Rows from a dataset of charts and code:
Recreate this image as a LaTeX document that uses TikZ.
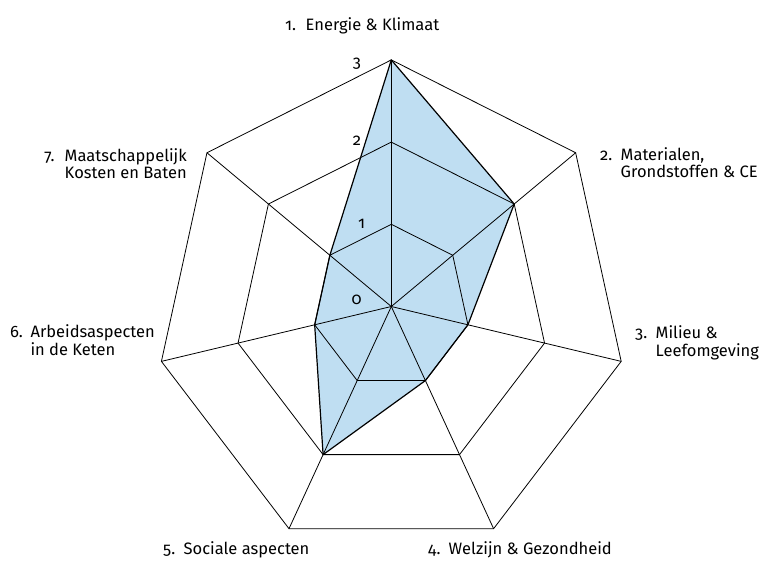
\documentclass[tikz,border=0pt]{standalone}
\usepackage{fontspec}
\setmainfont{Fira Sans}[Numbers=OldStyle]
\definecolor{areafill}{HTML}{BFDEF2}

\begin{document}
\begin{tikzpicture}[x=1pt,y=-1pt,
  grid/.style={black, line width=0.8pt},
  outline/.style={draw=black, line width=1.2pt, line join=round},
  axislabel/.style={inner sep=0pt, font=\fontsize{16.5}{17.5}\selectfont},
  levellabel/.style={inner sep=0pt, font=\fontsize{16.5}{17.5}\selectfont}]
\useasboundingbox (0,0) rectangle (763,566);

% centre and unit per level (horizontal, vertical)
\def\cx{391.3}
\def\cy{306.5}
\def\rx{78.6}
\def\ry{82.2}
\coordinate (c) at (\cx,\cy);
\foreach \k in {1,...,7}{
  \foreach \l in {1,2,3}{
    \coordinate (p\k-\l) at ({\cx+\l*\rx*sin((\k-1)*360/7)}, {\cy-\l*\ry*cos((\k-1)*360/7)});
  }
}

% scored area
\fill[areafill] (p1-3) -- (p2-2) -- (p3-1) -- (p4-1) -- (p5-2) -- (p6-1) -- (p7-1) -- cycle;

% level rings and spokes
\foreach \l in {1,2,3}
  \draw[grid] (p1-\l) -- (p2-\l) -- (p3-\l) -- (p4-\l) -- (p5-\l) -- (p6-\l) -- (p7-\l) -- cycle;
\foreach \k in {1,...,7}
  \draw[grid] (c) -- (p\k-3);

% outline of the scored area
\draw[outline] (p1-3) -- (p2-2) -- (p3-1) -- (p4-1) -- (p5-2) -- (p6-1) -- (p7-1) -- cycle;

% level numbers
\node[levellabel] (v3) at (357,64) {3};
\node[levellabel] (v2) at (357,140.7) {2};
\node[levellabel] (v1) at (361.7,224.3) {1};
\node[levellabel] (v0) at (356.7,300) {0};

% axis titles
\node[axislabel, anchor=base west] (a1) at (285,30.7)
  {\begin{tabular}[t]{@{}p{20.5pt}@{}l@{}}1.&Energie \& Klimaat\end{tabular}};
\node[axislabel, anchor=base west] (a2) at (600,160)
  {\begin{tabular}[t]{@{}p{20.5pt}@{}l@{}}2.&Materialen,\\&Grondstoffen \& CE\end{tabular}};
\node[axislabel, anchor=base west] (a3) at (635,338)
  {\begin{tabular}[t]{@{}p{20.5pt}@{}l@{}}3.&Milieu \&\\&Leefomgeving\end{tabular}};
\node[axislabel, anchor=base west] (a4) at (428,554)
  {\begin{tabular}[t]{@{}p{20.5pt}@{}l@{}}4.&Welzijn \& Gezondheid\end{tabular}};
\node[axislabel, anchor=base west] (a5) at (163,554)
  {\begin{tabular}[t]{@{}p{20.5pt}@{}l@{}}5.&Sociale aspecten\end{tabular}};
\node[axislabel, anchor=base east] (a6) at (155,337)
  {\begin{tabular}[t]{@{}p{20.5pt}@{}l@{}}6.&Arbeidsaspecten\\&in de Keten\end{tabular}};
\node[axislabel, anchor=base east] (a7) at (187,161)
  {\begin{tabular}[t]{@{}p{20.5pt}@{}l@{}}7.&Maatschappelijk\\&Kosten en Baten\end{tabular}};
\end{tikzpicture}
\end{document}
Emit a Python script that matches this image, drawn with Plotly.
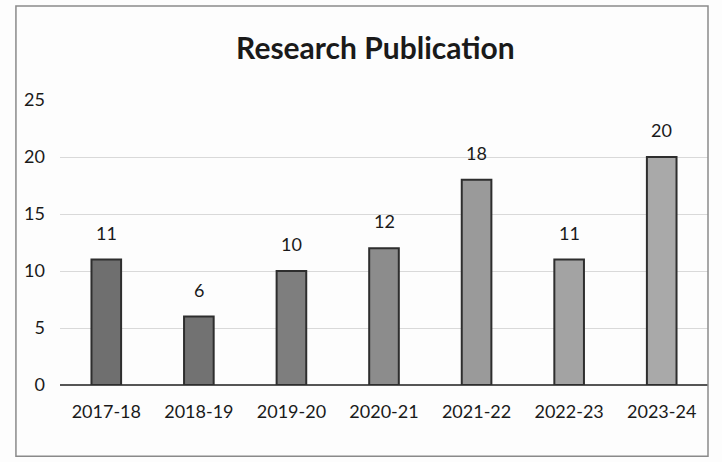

TASK:
Output every entry verbatim. Pictures do not belong in the copy.

SOLVED EXERCISE:
Recreate this image as a LaTeX document that uses TikZ.
\documentclass[tikz,border=0pt]{standalone}
\usepackage{fontspec}
\setmainfont{Fira Sans}[Numbers=OldStyle]
\definecolor{areafill}{HTML}{BFDEF2}

\begin{document}
\begin{tikzpicture}[x=1pt,y=-1pt,
  grid/.style={black, line width=0.8pt},
  outline/.style={draw=black, line width=1.2pt, line join=round},
  axislabel/.style={inner sep=0pt, font=\fontsize{16.5}{17.5}\selectfont},
  levellabel/.style={inner sep=0pt, font=\fontsize{16.5}{17.5}\selectfont}]
\useasboundingbox (0,0) rectangle (763,566);

% centre and unit per level (horizontal, vertical)
\def\cx{391.3}
\def\cy{306.5}
\def\rx{78.6}
\def\ry{82.2}
\coordinate (c) at (\cx,\cy);
\foreach \k in {1,...,7}{
  \foreach \l in {1,2,3}{
    \coordinate (p\k-\l) at ({\cx+\l*\rx*sin((\k-1)*360/7)}, {\cy-\l*\ry*cos((\k-1)*360/7)});
  }
}

% scored area
\fill[areafill] (p1-3) -- (p2-2) -- (p3-1) -- (p4-1) -- (p5-2) -- (p6-1) -- (p7-1) -- cycle;

% level rings and spokes
\foreach \l in {1,2,3}
  \draw[grid] (p1-\l) -- (p2-\l) -- (p3-\l) -- (p4-\l) -- (p5-\l) -- (p6-\l) -- (p7-\l) -- cycle;
\foreach \k in {1,...,7}
  \draw[grid] (c) -- (p\k-3);

% outline of the scored area
\draw[outline] (p1-3) -- (p2-2) -- (p3-1) -- (p4-1) -- (p5-2) -- (p6-1) -- (p7-1) -- cycle;

% level numbers
\node[levellabel] (v3) at (357,64) {3};
\node[levellabel] (v2) at (357,140.7) {2};
\node[levellabel] (v1) at (361.7,224.3) {1};
\node[levellabel] (v0) at (356.7,300) {0};

% axis titles
\node[axislabel, anchor=base west] (a1) at (285,30.7)
  {\begin{tabular}[t]{@{}p{20.5pt}@{}l@{}}1.&Energie \& Klimaat\end{tabular}};
\node[axislabel, anchor=base west] (a2) at (600,160)
  {\begin{tabular}[t]{@{}p{20.5pt}@{}l@{}}2.&Materialen,\\&Grondstoffen \& CE\end{tabular}};
\node[axislabel, anchor=base west] (a3) at (635,338)
  {\begin{tabular}[t]{@{}p{20.5pt}@{}l@{}}3.&Milieu \&\\&Leefomgeving\end{tabular}};
\node[axislabel, anchor=base west] (a4) at (428,554)
  {\begin{tabular}[t]{@{}p{20.5pt}@{}l@{}}4.&Welzijn \& Gezondheid\end{tabular}};
\node[axislabel, anchor=base west] (a5) at (163,554)
  {\begin{tabular}[t]{@{}p{20.5pt}@{}l@{}}5.&Sociale aspecten\end{tabular}};
\node[axislabel, anchor=base east] (a6) at (155,337)
  {\begin{tabular}[t]{@{}p{20.5pt}@{}l@{}}6.&Arbeidsaspecten\\&in de Keten\end{tabular}};
\node[axislabel, anchor=base east] (a7) at (187,161)
  {\begin{tabular}[t]{@{}p{20.5pt}@{}l@{}}7.&Maatschappelijk\\&Kosten en Baten\end{tabular}};
\end{tikzpicture}
\end{document}
Emit a Python script that matches this image, drawn with Plotly.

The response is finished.